Apart from the appearance of songs like “In Christ Alone”, which has been around a while, most of the songs we sing are fairly new, if not brand new. Most days we will sing at least one song that has been written in-house. I have learned a few new songs here, although I’m not sure I’ve learned the melody.

There is a tendency in the most recent worship songs to include a chorus or bridge which consists entirely of “oh oh oh oh” or “whoaaa whoaaa”. I’m not going to lie. I love this. There was a time when I would have wondered about the theological profundity of such a sentence, if oh x 4 can be considered a sentence. I would have given it a short amount of thought, and decided that it scored quite low on the theological profundity scale. Probably zero, on a scale of one to ten. And dismissed it as yet another inane modern worship song.

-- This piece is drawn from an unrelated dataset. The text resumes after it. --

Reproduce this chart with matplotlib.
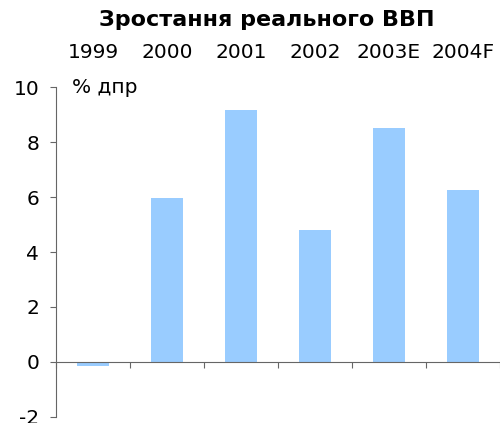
import matplotlib

matplotlib.use("Agg")
import matplotlib.pyplot as plt
import matplotlib.transforms as mtransforms

categories = ["1999", "2000", "2001", "2002", "2003E", "2004F"]
gdp_growth = [-0.15, 5.95, 9.15, 4.8, 8.5, 6.25]
y_ticks = [-2, 0, 2, 4, 6, 8, 10]

BAR_COLOR = "#99CCFF"
AXIS_COLOR = "#666666"
FS = 14.5

fig = plt.figure(figsize=(5.0, 4.23), dpi=100)
ax = fig.add_axes([0.112, 0.0142, 0.888, 0.7801])

x = list(range(len(categories)))
ax.bar(x, gdp_growth, width=0.42, color=BAR_COLOR, zorder=2)

ax.set_xlim(-0.5, len(categories) - 0.5)
ax.set_ylim(-2, 10)
ax.set_yticks(y_ticks)
ax.set_yticklabels([str(v) for v in y_ticks], fontsize=FS)

for side in ("top", "right"):
    ax.spines[side].set_visible(False)
ax.spines["bottom"].set_position(("data", 0))
ax.spines["bottom"].set_color(AXIS_COLOR)
ax.spines["left"].set_color(AXIS_COLOR)
ax.spines["bottom"].set_zorder(3)

ax.set_xticks([i - 0.5 for i in range(len(categories) + 1)])
ax.set_xticklabels([])
ax.tick_params(axis="x", direction="out", length=4, color=AXIS_COLOR)
ax.tick_params(axis="y", direction="out", length=4, color=AXIS_COLOR, pad=8)

# category labels above the plot
trans = mtransforms.blended_transform_factory(ax.transData, fig.transFigure)
for i, cat in enumerate(categories):
    ax.text(i, 1 - 52 / 423, cat, transform=trans, ha="center", va="center",
            fontsize=FS)

ax.text(0.036, 10, "% дпр", transform=mtransforms.blended_transform_factory(
    ax.transAxes, ax.transData), ha="left", va="center", fontsize=FS)

fig.text(267 / 500, 1 - 20 / 423, "Зростання реального ВВП", ha="center",
         va="center", fontsize=16, fontweight="bold")

fig.savefig("out.png", dpi=100)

But here’s the thing. In worship we sing songs to our heavenly Father. And God isn’t, as far as I know, impressed with our lyrical eloquence. Were I a father, and my child came to me and told me, in a childlike and grammatically incorrect way, that they loved me, would I correct their grammar, or would the sentiment of their expression move my heart?

I think the latter. And I think God’s heart is moved when we come to him worshipping with our heart rather than our head. Further, I now think “whoaaa” is a deeply profound expression of worship. And much more versatile than most words. It can express wonder, awe, love, adoration, mystery and more. When the Spirit moves you (sometimes physically) in worship, or when God takes you by surprise with a revelation during worship, “whoaaa” is probably the only apt response.

Jesus said that unless you become like a little child you cannot enter the Kingdom of heaven. God has been reinforcing the importance of this to me, and I have discovered new levels of childlikeness recently. I am learning new things about the Kingdom every day. I’m still only moving from first gear to second, and it’s still a bit clunky, but I’m getting there.

Cambridge, Day 1

Just before 6.30pm, we spilled out into the Quad. The sky, pale blue beforehand, had turned a deeper dusky shade while we’d been inside, and the moon was rising. The brightly lit windows in the ancient buildings around us promised warmth. The building we’d just left, despite being ostensibly a place of worship, had offered only cold austerity.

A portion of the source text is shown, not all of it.